++++ Data provided

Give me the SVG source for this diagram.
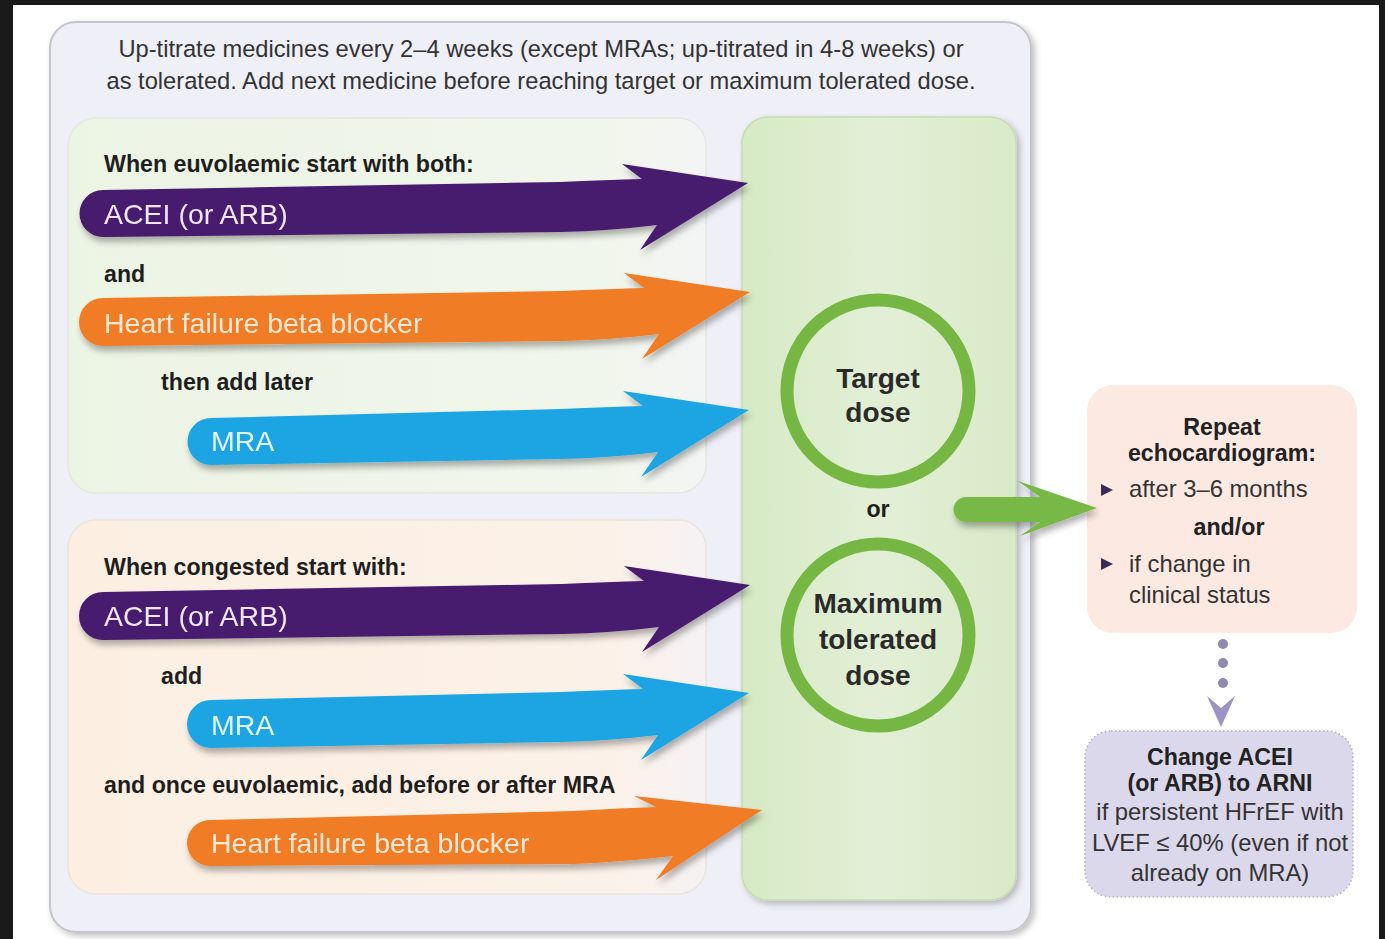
<svg xmlns="http://www.w3.org/2000/svg" width="1385" height="939" viewBox="0 0 1385 939">
  <defs>
    <style>
      .hdr { font-family: "Liberation Sans", Arial, sans-serif; font-size: 23.7px; fill: #333; }
      .lbl { font-family: "Liberation Sans", Arial, sans-serif; font-size: 23.2px; font-weight: bold; fill: #1e1e1e; }
      .arr { font-family: "Liberation Sans", Arial, sans-serif; font-size: 28.5px; }
      .circ { font-family: "Liberation Sans", Arial, sans-serif; font-size: 28px; font-weight: bold; fill: #2a2a2a; text-anchor: middle; }
      .box { font-family: "Liberation Sans", Arial, sans-serif; font-size: 23.8px; fill: #333; }
      .boxb { font-family: "Liberation Sans", Arial, sans-serif; font-size: 23.2px; font-weight: bold; fill: #222; }
    </style>
    <filter id="sh" x="-10%" y="-20%" width="130%" height="160%">
      <feDropShadow dx="2" dy="5" stdDeviation="3" flood-color="#000" flood-opacity="0.3"/>
    </filter>
    <filter id="psh" x="-5%" y="-5%" width="115%" height="115%">
      <feDropShadow dx="3" dy="3" stdDeviation="3" flood-color="#000" flood-opacity="0.25"/>
    </filter>
    <linearGradient id="gTop" x1="0" y1="0" x2="1" y2="0">
      <stop offset="0" stop-color="#ecf4e4"/>
      <stop offset="0.85" stop-color="#f1f6ec"/>
      <stop offset="1" stop-color="#f3f4f5"/>
    </linearGradient>
    <linearGradient id="gBot" x1="0" y1="0" x2="1" y2="0">
      <stop offset="0" stop-color="#fcefe2"/>
      <stop offset="0.85" stop-color="#fcf1e8"/>
      <stop offset="1" stop-color="#f5f2f4"/>
    </linearGradient>
    <linearGradient id="gGreen" x1="0" y1="0" x2="1" y2="0">
      <stop offset="0" stop-color="#d6eac4"/>
      <stop offset="0.5" stop-color="#e2efd6"/>
      <stop offset="1" stop-color="#d9eac8"/>
    </linearGradient>
  </defs>

  <!-- frame -->
  <rect x="0" y="0" width="1385" height="939" fill="#1a1a1a"/>
  <rect x="13" y="5" width="1366" height="934" fill="#ffffff"/>

  <!-- outer container -->
  <g id="container">
    <rect x="50" y="22" width="981" height="910" rx="26" fill="#efeff8" stroke="#c4c4cc" stroke-width="2" filter="url(#psh)"/>
    <text class="hdr" x="541" y="57" text-anchor="middle">Up-titrate medicines every 2–4 weeks (except MRAs; up-titrated in 4-8 weeks) or</text>
    <text class="hdr" x="541" y="89" text-anchor="middle">as tolerated. Add next medicine before reaching target or maximum tolerated dose.</text>
  </g>

  <g id="panel-euvolaemic">
    <rect x="68" y="118" width="638" height="375" rx="28" fill="url(#gTop)" stroke="#e4e8e0" stroke-width="1.5"/>
    <text class="lbl" x="104" y="172">When euvolaemic start with both:</text>
    <text class="lbl" x="104" y="282">and</text>
    <text class="lbl" x="161" y="390">then add later</text>
  </g>

  <g id="panel-congested">
    <rect x="68" y="520" width="638" height="374" rx="28" fill="url(#gBot)" stroke="#ece4dc" stroke-width="1.5"/>
    <text class="lbl" x="104" y="575">When congested start with:</text>
    <text class="lbl" x="161" y="684">add</text>
    <text class="lbl" x="104" y="793">and once euvolaemic, add before or after MRA</text>
  </g>

  <g id="target-panel">
    <rect x="742" y="117" width="274" height="783" rx="26" fill="url(#gGreen)" stroke="#c6dcb2" stroke-width="1.5" filter="url(#psh)"/>
  </g>

  <!-- medicine arrows -->
  <g id="arrow-acei-1" filter="url(#sh)">
    <path transform="translate(748,183)" fill="#461a6e" d="M -645,7 L -188,-1 Q -140,-3 -106,-4 L -126,-19 L 0,0 L -108,67 L -91,42 Q -140,48 -188,49 L -645,54 A 23.5 23.5 0 0 1 -645,7 Z"/>
    <text class="arr" x="104" y="224" fill="#f1e6f6">ACEI (or ARB)</text>
  </g>
  <g id="arrow-bb-1" filter="url(#sh)">
    <path transform="translate(750,292)" fill="#f07b25" d="M -647,6 L -188,-1 Q -140,-3 -106,-4 L -126,-19 L 0,0 L -108,67 L -91,42 Q -140,48 -188,49 L -647,54 A 24 24 0 0 1 -647,6 Z"/>
    <text class="arr" x="104" y="333" fill="#fde8d6">Heart failure beta blocker</text>
  </g>
  <g id="arrow-mra-1" filter="url(#sh)">
    <path transform="translate(749,410)" fill="#1ea5e2" d="M -538,8 L -188,-1 Q -140,-3 -106,-4 L -126,-19 L 0,0 L -108,67 L -91,42 Q -140,48 -188,49 L -538,55 A 23.5 23.5 0 0 1 -538,8 Z"/>
    <text class="arr" x="211" y="451" fill="#e4f6ff">MRA</text>
  </g>
  <g id="arrow-acei-2" filter="url(#sh)">
    <path transform="translate(750,585)" fill="#461a6e" d="M -647,7 L -188,-1 Q -140,-3 -106,-4 L -126,-19 L 0,0 L -108,67 L -91,42 Q -140,48 -188,49 L -647,55 A 24 24 0 0 1 -647,7 Z"/>
    <text class="arr" x="104" y="626" fill="#f1e6f6">ACEI (or ARB)</text>
  </g>
  <g id="arrow-mra-2" filter="url(#sh)">
    <path transform="translate(749,693)" fill="#1ea5e2" d="M -538,7 L -188,-1 Q -140,-3 -106,-4 L -126,-19 L 0,0 L -108,67 L -91,42 Q -140,48 -188,49 L -538,55 A 24 24 0 0 1 -538,7 Z"/>
    <text class="arr" x="211" y="735" fill="#e4f6ff">MRA</text>
  </g>
  <g id="arrow-bb-2" filter="url(#sh)">
    <path transform="translate(762,810)" fill="#f07b25" d="M -552,10 L -188,1 Q -140,-2 -106,-3 L -128,-14 L 0,0 L -106,70 L -89,46 Q -140,52 -188,54 L -552,56 A 23 23 0 0 1 -552,10 Z"/>
    <text class="arr" x="211" y="853" fill="#fde8d6">Heart failure beta blocker</text>
  </g>

  <!-- dose circles -->
  <g id="target-dose">
    <circle cx="878" cy="391" r="91" fill="none" stroke="#76b743" stroke-width="13"/>
    <text class="circ" x="878" y="388">Target</text>
    <text class="circ" x="878" y="422">dose</text>
  </g>
  <text class="lbl" x="878" y="517" text-anchor="middle">or</text>
  <g id="max-dose">
    <circle cx="878" cy="635" r="91" fill="none" stroke="#76b743" stroke-width="13"/>
    <text class="circ" x="878" y="613">Maximum</text>
    <text class="circ" x="878" y="649">tolerated</text>
    <text class="circ" x="878" y="685">dose</text>
  </g>

  <!-- right boxes -->
  <g id="repeat-echo">
    <rect x="1087" y="385" width="270" height="248" rx="26" fill="#fbe9e2"/>
    <text class="boxb" x="1222" y="435" text-anchor="middle">Repeat</text>
    <text class="boxb" x="1222" y="461" text-anchor="middle">echocardiogram:</text>
    <path d="M 1101,484 L 1113,490 L 1101,496 Z" fill="#3b2a55"/>
    <text class="box" x="1129" y="497">after 3–6 months</text>
    <text class="boxb" x="1229" y="535" text-anchor="middle">and/or</text>
    <path d="M 1101,558 L 1113,564 L 1101,570 Z" fill="#3b2a55"/>
    <text class="box" x="1129" y="572">if change in</text>
    <text class="box" x="1129" y="603">clinical status</text>
  </g>

  <g id="change-arni">
    <rect x="1085" y="731" width="268" height="166" rx="26" fill="#dcd8ec" stroke="#b4b0c0" stroke-width="1.5" stroke-dasharray="1.5 2.5"/>
    <text class="boxb" x="1220" y="765" text-anchor="middle">Change ACEI</text>
    <text class="boxb" x="1220" y="791" text-anchor="middle">(or ARB) to ARNI</text>
    <text class="box" x="1220" y="820" text-anchor="middle">if persistent HFrEF with</text>
    <text class="box" x="1220" y="851" text-anchor="middle">LVEF ≤ 40% (even if not</text>
    <text class="box" x="1220" y="881" text-anchor="middle">already on MRA)</text>
  </g>

  <!-- connectors -->
  <g id="connectors">
    <path d="M 966,497 L 1040,497 L 1018,481 L 1097,508 L 1020,536 L 1040,522 L 966,522 A 12.5 12.5 0 0 1 966,497 Z" fill="#78b846" filter="url(#sh)"/>
    <g fill="#9088ae">
      <circle cx="1223" cy="644" r="5"/>
      <circle cx="1223" cy="663" r="5"/>
      <circle cx="1223" cy="683" r="5"/>
    </g>
    <path d="M 1207,696 L 1221,708 L 1235,696 L 1221,727 Z" fill="#9d92c4"/>
  </g>
</svg>
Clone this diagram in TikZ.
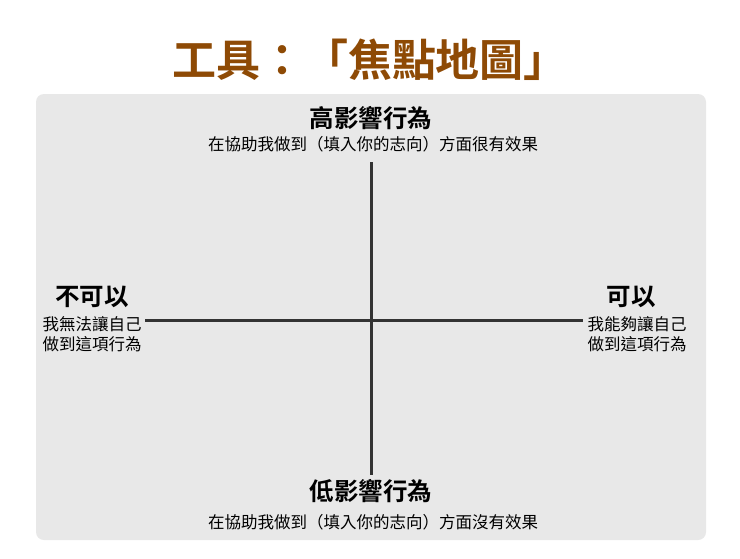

++++++++

_Stated exercise:_ Using the records above, pull out each line where the word "this" occurs.

_Exercise solution:_
Give me the SVG source for this diagram.
Clone this diagram in TikZ.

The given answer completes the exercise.